By Jeremy Beale
In our editorial series covering designs for power-limiting, open-circuit architectures, we first covered high-low cylinder applications and flow-amplification concepts. Let’s now turn to regeneration. For cylinders with small rod diameters, the flow rates on either side of the cylinder are similar. It would then be more practical to use a “regenerative” approach, transferring fluid directly from one side of the cylinder to the other, rather than returning to tank.
This is done via Unit 4 as shown in the circuit diagram below. Unit 4 would be sized as closely as possible to the desired rod-side flow rate. Unit 3 would then be sized to provide the “missing” bore-side flow due to cylinder area ratio.
There are several benefits from this approach:
a. For a relatively small rod, Unit 3’s size will be only a fraction of Unit 4’s size. This decreases the cost of the overall system.
b. Large reservoir connections are not needed, because the majority of flow now passes through Unit 4 without returning to reservoir.
c. Eliminating large tank connections simplifies construction of the system and will reduce turbulence and churning in the reservoir. The overall reservoir size can therefore decrease substantially.
d. Although Unit 4 handles the majority of flow in the system, it is still somewhat smaller than Unit 4 from the flow-divider circuits previously discussed in “Flow amplification limits valve losses.” Unlike in those circuits, Unit 4 is no longer responsible for transferring all the fluid for the cylinder’s bore end.
e. Less heat is generated compared to the previous flow-divider circuits, due to downsizing of various components.

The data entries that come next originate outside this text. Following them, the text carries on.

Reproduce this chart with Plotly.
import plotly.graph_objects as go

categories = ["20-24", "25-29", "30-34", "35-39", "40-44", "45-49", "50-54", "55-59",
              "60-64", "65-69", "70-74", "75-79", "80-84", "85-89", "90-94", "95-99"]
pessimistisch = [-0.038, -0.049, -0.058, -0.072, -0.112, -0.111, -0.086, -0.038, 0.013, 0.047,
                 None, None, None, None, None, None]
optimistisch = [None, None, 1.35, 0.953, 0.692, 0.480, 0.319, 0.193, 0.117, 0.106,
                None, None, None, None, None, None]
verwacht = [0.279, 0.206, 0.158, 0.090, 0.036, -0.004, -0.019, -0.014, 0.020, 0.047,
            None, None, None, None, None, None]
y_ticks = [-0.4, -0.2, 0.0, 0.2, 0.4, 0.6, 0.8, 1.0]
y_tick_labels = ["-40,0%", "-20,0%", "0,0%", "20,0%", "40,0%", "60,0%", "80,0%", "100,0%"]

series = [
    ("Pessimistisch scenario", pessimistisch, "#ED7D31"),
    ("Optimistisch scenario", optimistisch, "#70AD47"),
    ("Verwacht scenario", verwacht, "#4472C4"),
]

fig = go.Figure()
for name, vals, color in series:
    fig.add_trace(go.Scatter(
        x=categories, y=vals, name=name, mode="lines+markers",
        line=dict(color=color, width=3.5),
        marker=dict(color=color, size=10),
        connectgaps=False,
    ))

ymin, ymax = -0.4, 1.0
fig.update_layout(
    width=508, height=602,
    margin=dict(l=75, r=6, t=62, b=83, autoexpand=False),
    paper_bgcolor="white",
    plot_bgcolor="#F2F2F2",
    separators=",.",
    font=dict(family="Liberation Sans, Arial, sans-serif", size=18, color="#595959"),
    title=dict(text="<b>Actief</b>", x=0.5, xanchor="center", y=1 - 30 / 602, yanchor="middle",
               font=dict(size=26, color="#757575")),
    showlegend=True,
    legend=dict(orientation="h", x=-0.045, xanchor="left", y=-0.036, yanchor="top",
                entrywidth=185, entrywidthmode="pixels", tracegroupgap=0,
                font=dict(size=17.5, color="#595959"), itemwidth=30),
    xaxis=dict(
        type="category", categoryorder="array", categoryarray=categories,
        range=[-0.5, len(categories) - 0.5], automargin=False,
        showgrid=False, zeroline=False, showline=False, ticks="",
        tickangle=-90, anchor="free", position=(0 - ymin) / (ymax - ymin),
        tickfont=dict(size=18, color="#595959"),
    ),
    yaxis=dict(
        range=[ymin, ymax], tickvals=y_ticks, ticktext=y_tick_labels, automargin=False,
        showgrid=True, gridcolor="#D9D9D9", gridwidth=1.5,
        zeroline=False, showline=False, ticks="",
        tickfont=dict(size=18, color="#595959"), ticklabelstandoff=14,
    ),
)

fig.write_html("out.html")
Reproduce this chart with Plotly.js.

There is at least one disadvantage to this approach. Because Unit 4 does not draw directly from the reservoir, it will be “dry” on startup. No oil would initially be available to either of Unit 4’s ports, causing a potential cavitation hazard. The solution is using the existing valves to fill the cylinder and lines before Units 2, 3 and 4 are engaged. Specifically, the operator should cycle the cylinder several times via the 4-way high-pressure work valve.
Ultimately the various downsizing advantages make this “regenerative” design the optimal choice for nearly all “flow amplification” applications, regardless of rod diameter.
Depending on the choice of gear/vane/screw or other type device for Unit 4, it may be impractical to have Units 2, 3 and 4 series-mounted as shown in the previous diagram. As an alternative shown in the circuit below, Unit 3 is split off with a separate hydraulic motor, Unit 5.
The downside of this design is obvious: added cost of a second, smaller hydraulic motor (Unit 5). Also, a counterbalance valve is needed to regulate Unit 5.
However there are several benefits:
a. Unit 3 is no longer forced to turn at the same speed as Unit 4. This freedom of motion allows Unit 3 to “adapt” to the instantaneous flow requirements:
• During extension, Unit 3 will accelerate until pressure builds in the cylinder bore end (or pressure builds due to the overspeed limit of the flow control). Constant speed is reached when bore-end pressure balances the torque on Unit 5 created by pressure from Unit 1.
• During retraction, Unit 3 will accelerate until pressure is lost in the cylinder bore end. This loss of pressure will cause the counterbalance valve to modulate, thereby preventing cavitation in the cylinder bore.
b. These “adaptive” benefits let engineers eliminate several valves from the series-mounted split flow-divider design. The now-unnecessary valves are the anti-cavitation checks and the rod-side dump solenoid valve.
c. The counterbalance valve will also serve to decelerate Units 3 and 5 at the end of each retraction stroke.
d. The physical location of Units 3/5 and Units 2/4 can now be optimized. Units 2/4 should be as close to the cylinder as possible, to minimize the plumbing length of the large lines attached to Unit 4. Conversely, Units 3/5 should be as close to the reservoir as possible, to improve the suction characteristics of Unit 3.
Note that overall power consumption should be nearly identical to the series-mounted regenerative design shown in the second circuit. The sizes of Unit 3 and Unit 4 are unchanged. The size of Unit 2 can be reduced, because Unit 5 now provides torque for Unit 3. There will be some minor losses from the counterbalance and flow control valves for Unit 5.
Unit 5 should be slightly oversized relative to the expected torque requirement for Unit 3. This oversizing ensures rapid response from Unit 3, thereby preventing Unit 3 from “lagging” Unit 4 in terms of dynamic response. That’s important because permitting the speed of Unit 3 to “lag” Unit 4 during extension would cause cavitation in the cylinder rod end. Note that there are other approaches for synchronizing the rotation of Unit 5 and Unit 2. For example, these motors could be connected in series rather than in the parallel circuit shown.